Requirement | In the listing that follows, count every line with the word "full" in it and write only the total.

Provided records |
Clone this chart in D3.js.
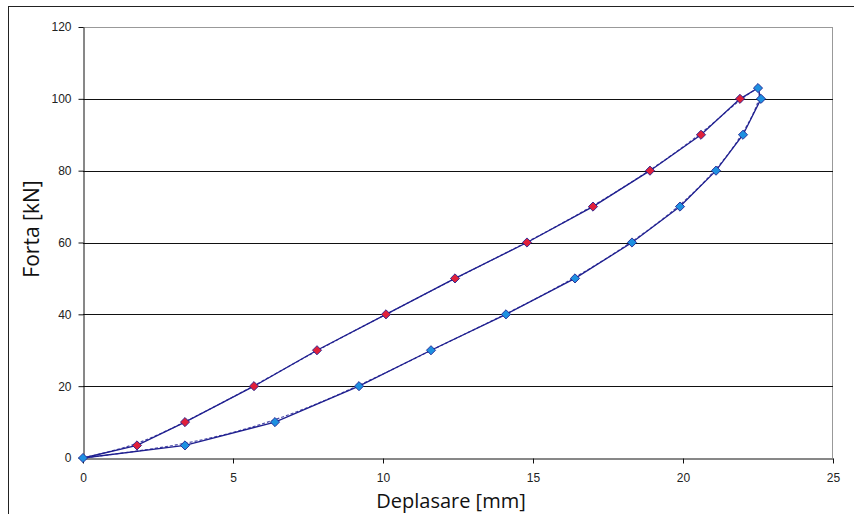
...
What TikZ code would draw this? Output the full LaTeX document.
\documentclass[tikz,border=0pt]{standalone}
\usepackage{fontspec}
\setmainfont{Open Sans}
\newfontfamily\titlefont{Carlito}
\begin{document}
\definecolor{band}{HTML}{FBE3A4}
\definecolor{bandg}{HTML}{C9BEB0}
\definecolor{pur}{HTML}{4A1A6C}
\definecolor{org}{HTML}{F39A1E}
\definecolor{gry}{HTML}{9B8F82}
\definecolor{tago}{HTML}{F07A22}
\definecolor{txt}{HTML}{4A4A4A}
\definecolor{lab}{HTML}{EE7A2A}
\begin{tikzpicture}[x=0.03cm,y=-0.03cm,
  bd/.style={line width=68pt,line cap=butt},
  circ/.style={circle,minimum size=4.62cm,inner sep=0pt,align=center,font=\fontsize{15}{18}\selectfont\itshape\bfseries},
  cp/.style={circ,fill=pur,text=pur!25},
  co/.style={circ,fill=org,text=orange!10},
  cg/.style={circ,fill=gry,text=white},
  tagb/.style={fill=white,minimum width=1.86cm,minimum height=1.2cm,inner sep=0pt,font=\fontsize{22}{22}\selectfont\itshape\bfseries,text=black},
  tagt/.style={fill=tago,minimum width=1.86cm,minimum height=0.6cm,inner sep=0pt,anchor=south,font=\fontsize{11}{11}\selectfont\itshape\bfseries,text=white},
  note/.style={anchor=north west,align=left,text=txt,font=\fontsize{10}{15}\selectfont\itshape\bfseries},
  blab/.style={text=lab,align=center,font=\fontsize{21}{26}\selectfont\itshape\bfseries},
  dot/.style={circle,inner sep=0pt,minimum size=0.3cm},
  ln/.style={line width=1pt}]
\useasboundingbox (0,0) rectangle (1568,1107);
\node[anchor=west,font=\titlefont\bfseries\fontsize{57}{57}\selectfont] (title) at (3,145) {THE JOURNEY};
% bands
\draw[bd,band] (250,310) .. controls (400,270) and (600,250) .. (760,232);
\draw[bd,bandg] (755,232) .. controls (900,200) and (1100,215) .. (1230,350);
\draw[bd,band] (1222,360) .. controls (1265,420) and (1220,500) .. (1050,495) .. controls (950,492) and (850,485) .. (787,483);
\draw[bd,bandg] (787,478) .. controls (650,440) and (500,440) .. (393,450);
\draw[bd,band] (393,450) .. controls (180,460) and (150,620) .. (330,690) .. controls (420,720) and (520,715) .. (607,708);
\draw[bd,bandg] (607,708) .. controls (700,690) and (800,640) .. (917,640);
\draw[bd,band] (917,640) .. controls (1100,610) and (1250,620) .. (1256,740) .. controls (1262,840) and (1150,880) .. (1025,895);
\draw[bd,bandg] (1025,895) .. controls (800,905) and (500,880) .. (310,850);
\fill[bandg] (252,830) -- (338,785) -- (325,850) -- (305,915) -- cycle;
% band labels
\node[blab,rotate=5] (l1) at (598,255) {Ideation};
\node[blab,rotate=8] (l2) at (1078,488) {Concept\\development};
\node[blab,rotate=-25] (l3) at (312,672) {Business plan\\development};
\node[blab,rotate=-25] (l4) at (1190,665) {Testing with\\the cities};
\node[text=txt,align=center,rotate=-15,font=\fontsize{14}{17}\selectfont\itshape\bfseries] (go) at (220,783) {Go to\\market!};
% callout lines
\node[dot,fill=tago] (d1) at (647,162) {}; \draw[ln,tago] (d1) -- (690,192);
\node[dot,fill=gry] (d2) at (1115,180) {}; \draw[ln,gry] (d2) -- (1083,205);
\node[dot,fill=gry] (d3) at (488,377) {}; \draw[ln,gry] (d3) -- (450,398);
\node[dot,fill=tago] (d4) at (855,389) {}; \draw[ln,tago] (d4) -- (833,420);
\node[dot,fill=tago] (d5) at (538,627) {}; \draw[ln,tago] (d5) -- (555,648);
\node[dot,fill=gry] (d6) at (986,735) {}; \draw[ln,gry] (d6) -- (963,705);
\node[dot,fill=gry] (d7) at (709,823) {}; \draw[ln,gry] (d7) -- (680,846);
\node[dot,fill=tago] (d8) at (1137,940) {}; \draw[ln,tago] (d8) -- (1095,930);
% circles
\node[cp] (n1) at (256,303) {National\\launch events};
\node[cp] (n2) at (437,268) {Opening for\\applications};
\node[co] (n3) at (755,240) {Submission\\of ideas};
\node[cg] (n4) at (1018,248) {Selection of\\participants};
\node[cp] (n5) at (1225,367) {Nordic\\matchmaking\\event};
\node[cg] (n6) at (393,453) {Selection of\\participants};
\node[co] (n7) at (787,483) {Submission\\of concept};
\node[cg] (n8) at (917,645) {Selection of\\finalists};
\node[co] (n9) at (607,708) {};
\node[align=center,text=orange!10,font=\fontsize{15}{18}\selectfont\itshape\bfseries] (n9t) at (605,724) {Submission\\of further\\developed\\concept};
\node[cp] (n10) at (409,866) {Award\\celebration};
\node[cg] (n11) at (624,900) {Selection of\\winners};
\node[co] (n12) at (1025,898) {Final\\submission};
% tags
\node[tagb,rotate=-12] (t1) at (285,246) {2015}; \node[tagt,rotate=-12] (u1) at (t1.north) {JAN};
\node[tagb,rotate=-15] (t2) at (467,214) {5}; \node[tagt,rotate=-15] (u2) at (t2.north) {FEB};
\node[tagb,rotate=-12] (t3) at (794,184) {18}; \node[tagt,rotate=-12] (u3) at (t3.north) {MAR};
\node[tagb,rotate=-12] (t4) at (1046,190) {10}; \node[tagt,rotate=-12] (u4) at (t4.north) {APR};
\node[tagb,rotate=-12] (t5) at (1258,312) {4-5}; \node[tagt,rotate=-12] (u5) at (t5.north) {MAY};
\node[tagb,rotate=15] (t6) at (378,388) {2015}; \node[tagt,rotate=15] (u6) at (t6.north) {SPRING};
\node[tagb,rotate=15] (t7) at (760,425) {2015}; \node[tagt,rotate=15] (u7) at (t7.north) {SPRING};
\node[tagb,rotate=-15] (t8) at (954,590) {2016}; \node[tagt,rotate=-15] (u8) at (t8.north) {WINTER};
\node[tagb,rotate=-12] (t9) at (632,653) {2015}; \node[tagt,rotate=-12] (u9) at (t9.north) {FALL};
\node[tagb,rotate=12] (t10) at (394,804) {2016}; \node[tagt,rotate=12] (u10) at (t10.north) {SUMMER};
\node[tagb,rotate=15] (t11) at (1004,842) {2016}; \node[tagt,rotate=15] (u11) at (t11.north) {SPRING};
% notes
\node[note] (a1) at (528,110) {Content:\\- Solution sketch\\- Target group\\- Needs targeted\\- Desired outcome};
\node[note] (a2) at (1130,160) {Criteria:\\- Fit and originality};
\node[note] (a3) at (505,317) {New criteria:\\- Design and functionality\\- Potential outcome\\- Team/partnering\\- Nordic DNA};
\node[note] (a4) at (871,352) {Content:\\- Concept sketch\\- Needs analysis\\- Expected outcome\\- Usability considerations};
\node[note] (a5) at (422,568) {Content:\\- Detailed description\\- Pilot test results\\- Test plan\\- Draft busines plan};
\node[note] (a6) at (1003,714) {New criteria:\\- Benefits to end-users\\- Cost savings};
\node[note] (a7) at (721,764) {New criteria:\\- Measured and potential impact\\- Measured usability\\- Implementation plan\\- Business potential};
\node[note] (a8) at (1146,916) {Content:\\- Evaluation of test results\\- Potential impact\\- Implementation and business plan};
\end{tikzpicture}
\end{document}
--
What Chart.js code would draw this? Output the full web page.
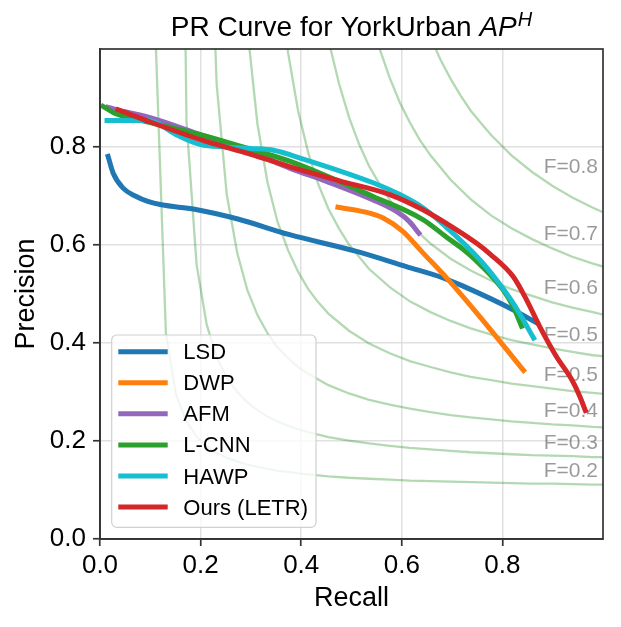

Solution to this problem | 2